[Code that draws figures]
_ _ _ _
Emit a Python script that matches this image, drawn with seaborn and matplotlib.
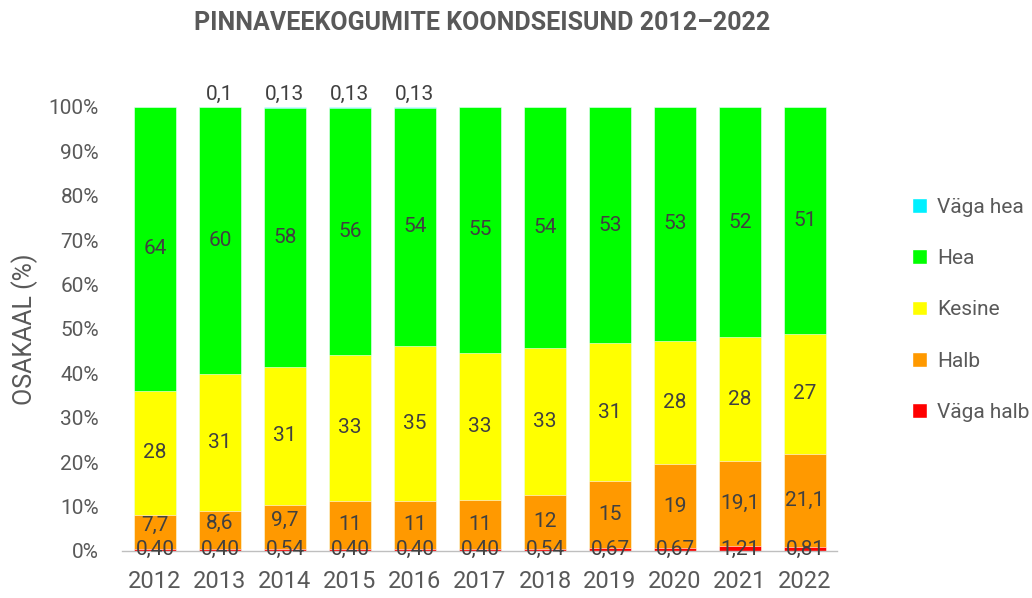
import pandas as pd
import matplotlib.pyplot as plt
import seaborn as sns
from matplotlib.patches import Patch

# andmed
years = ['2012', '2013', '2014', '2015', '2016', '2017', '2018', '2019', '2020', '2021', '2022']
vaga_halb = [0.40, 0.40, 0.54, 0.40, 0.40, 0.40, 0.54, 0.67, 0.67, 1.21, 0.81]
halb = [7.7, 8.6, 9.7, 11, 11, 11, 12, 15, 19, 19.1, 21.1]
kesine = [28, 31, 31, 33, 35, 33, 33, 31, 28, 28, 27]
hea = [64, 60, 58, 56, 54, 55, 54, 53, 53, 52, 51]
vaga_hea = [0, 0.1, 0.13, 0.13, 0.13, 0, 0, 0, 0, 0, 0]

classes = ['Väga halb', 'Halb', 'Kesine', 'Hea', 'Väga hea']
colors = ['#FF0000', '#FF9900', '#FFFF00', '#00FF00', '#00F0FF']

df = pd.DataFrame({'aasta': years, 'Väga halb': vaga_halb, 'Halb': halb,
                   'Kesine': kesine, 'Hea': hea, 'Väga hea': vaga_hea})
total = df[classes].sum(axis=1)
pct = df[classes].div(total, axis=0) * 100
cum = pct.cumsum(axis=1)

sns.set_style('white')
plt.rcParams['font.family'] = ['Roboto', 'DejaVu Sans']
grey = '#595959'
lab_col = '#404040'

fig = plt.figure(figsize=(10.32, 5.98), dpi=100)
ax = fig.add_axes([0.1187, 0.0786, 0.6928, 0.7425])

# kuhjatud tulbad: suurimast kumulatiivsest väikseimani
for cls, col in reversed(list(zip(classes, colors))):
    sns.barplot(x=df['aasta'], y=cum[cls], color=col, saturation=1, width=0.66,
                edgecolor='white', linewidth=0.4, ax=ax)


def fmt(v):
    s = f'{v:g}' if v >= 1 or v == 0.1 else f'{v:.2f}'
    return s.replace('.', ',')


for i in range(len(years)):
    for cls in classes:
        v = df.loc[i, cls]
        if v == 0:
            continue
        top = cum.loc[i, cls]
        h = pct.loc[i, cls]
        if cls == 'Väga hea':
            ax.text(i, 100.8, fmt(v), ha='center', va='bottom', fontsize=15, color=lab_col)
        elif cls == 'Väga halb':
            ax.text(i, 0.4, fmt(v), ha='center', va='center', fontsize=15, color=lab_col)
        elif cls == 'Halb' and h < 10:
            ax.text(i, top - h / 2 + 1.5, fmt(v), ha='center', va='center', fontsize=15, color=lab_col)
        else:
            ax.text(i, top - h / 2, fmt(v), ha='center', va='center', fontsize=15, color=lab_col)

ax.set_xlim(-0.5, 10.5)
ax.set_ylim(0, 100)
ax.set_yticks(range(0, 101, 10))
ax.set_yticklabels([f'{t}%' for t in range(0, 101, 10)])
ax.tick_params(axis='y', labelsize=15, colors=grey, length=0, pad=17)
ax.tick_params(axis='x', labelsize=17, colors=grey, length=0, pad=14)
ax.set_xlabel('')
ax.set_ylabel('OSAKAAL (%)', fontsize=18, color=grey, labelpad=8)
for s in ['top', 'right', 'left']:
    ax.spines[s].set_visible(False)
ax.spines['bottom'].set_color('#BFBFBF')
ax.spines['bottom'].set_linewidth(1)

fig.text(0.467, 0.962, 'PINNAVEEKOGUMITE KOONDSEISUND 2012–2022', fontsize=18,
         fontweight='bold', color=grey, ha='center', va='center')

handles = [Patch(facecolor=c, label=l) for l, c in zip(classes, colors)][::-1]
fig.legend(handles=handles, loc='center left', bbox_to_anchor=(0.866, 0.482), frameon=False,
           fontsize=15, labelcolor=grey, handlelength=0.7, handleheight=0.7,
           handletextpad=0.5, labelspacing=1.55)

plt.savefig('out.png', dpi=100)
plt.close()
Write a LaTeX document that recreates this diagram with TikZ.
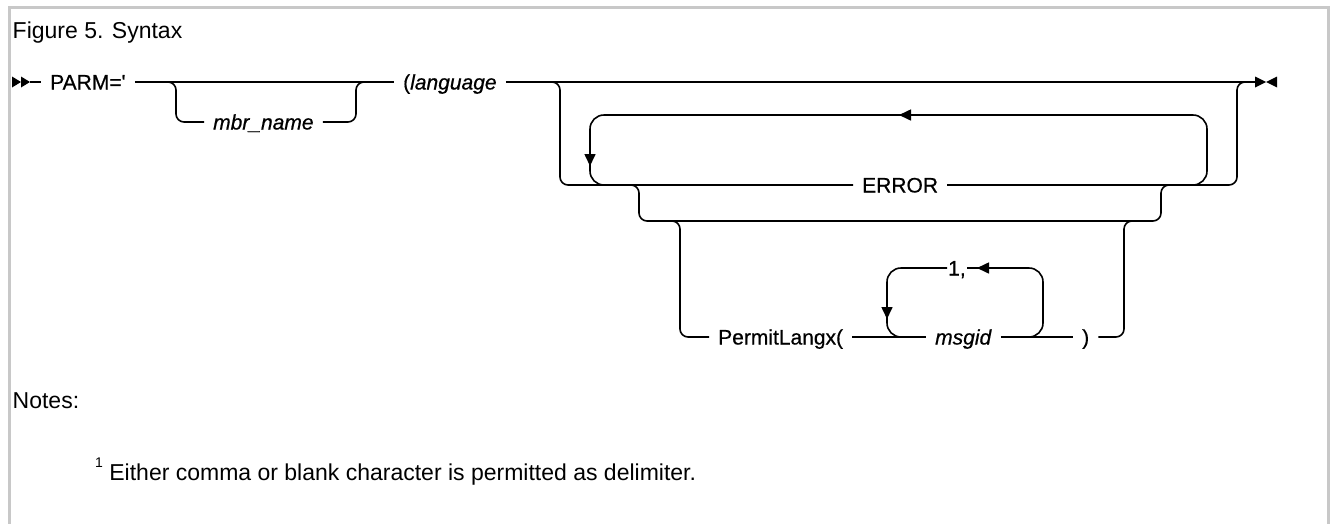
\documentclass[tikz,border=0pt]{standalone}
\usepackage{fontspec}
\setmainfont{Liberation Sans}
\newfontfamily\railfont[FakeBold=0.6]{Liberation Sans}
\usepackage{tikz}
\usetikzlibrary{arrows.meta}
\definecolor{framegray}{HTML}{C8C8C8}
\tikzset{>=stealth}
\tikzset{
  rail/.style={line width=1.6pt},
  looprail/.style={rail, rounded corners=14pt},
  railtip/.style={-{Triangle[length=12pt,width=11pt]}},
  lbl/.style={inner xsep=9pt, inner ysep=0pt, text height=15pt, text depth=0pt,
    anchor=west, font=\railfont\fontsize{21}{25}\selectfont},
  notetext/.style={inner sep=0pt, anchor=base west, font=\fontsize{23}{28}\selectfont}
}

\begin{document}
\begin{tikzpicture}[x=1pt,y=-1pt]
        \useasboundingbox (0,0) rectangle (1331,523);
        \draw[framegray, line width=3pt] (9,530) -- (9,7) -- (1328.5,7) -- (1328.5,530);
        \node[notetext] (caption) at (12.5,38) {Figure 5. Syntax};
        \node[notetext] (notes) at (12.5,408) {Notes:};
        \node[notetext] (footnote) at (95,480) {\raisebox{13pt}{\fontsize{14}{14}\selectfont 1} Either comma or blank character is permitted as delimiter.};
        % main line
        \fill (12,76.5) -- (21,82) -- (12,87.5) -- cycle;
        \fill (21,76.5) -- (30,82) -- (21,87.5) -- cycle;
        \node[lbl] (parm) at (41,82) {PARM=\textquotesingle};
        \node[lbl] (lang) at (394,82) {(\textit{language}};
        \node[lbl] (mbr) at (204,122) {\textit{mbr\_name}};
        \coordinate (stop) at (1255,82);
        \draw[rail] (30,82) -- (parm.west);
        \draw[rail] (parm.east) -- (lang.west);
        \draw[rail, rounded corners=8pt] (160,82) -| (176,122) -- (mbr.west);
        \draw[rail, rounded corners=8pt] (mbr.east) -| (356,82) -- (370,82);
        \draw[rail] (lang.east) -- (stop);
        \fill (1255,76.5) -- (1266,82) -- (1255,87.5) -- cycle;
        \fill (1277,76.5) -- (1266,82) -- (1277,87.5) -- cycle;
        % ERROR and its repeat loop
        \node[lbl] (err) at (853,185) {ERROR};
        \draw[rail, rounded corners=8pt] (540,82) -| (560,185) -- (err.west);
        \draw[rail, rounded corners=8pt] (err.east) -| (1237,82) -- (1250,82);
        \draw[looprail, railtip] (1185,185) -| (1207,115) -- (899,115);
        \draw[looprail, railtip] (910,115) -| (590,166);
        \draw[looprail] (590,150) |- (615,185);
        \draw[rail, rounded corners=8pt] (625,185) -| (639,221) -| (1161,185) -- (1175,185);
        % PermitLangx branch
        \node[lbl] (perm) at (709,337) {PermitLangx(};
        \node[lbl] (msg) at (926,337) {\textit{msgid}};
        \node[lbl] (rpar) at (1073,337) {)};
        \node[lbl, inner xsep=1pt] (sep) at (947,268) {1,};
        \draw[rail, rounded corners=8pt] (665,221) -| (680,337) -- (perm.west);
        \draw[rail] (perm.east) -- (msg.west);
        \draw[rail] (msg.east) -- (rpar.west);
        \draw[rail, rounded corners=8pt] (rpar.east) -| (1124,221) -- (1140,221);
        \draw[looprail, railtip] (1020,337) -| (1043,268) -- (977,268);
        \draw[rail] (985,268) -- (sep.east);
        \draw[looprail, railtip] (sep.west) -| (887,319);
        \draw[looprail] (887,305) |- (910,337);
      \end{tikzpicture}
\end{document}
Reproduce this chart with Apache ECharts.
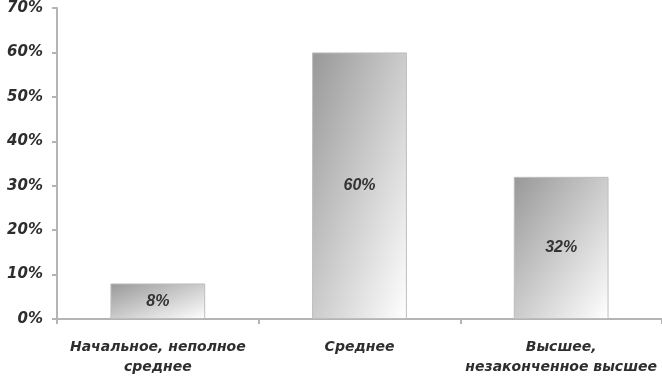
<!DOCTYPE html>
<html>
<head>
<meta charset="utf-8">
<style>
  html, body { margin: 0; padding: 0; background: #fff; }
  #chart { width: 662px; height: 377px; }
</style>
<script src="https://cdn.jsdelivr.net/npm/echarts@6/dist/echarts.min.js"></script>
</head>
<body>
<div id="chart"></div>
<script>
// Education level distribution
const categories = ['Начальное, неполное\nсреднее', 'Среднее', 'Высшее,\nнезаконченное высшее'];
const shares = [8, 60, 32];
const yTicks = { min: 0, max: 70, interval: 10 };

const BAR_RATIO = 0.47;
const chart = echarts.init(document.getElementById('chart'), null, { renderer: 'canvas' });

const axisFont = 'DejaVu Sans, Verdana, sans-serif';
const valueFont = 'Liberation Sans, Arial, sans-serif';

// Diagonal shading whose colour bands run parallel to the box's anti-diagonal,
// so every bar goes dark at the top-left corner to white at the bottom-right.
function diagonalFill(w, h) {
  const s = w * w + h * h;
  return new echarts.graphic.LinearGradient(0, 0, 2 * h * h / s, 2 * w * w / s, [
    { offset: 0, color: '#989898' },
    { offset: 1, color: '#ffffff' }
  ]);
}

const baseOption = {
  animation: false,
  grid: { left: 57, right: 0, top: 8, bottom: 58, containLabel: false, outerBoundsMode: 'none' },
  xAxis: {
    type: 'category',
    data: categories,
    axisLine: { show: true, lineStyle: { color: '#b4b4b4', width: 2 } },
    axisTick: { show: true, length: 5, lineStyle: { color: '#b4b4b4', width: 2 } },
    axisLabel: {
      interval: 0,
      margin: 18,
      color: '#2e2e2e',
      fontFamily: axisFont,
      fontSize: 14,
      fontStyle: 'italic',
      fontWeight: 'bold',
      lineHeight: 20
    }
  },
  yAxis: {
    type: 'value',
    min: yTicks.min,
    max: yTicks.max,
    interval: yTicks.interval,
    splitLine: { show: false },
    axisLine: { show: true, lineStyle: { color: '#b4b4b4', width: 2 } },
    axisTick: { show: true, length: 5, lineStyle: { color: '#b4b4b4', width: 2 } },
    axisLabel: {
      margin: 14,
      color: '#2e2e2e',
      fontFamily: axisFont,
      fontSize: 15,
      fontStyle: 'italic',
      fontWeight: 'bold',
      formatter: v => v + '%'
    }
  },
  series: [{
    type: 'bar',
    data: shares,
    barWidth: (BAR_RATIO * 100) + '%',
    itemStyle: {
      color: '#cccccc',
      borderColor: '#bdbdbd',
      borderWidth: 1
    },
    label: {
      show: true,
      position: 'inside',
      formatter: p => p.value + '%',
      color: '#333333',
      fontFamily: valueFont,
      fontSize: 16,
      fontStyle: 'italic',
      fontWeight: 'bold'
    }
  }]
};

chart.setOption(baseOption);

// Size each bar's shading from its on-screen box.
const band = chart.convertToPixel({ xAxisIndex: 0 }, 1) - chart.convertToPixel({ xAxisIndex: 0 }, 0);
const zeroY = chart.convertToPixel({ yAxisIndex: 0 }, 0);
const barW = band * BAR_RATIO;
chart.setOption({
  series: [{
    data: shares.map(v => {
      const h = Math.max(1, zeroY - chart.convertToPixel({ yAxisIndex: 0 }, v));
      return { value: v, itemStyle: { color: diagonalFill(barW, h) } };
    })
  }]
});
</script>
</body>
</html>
_ _ _ _
→ Exercise prompt
Omit every picture, and please return the entries exactly from the first line through the line with "cum = pct.cumsum(axis=1)", both included.

→ Written solution
Emit a Python script that matches this image, drawn with seaborn and matplotlib.
import pandas as pd
import matplotlib.pyplot as plt
import seaborn as sns
from matplotlib.patches import Patch

# andmed
years = ['2012', '2013', '2014', '2015', '2016', '2017', '2018', '2019', '2020', '2021', '2022']
vaga_halb = [0.40, 0.40, 0.54, 0.40, 0.40, 0.40, 0.54, 0.67, 0.67, 1.21, 0.81]
halb = [7.7, 8.6, 9.7, 11, 11, 11, 12, 15, 19, 19.1, 21.1]
kesine = [28, 31, 31, 33, 35, 33, 33, 31, 28, 28, 27]
hea = [64, 60, 58, 56, 54, 55, 54, 53, 53, 52, 51]
vaga_hea = [0, 0.1, 0.13, 0.13, 0.13, 0, 0, 0, 0, 0, 0]

classes = ['Väga halb', 'Halb', 'Kesine', 'Hea', 'Väga hea']
colors = ['#FF0000', '#FF9900', '#FFFF00', '#00FF00', '#00F0FF']

df = pd.DataFrame({'aasta': years, 'Väga halb': vaga_halb, 'Halb': halb,
                   'Kesine': kesine, 'Hea': hea, 'Väga hea': vaga_hea})
total = df[classes].sum(axis=1)
pct = df[classes].div(total, axis=0) * 100
cum = pct.cumsum(axis=1)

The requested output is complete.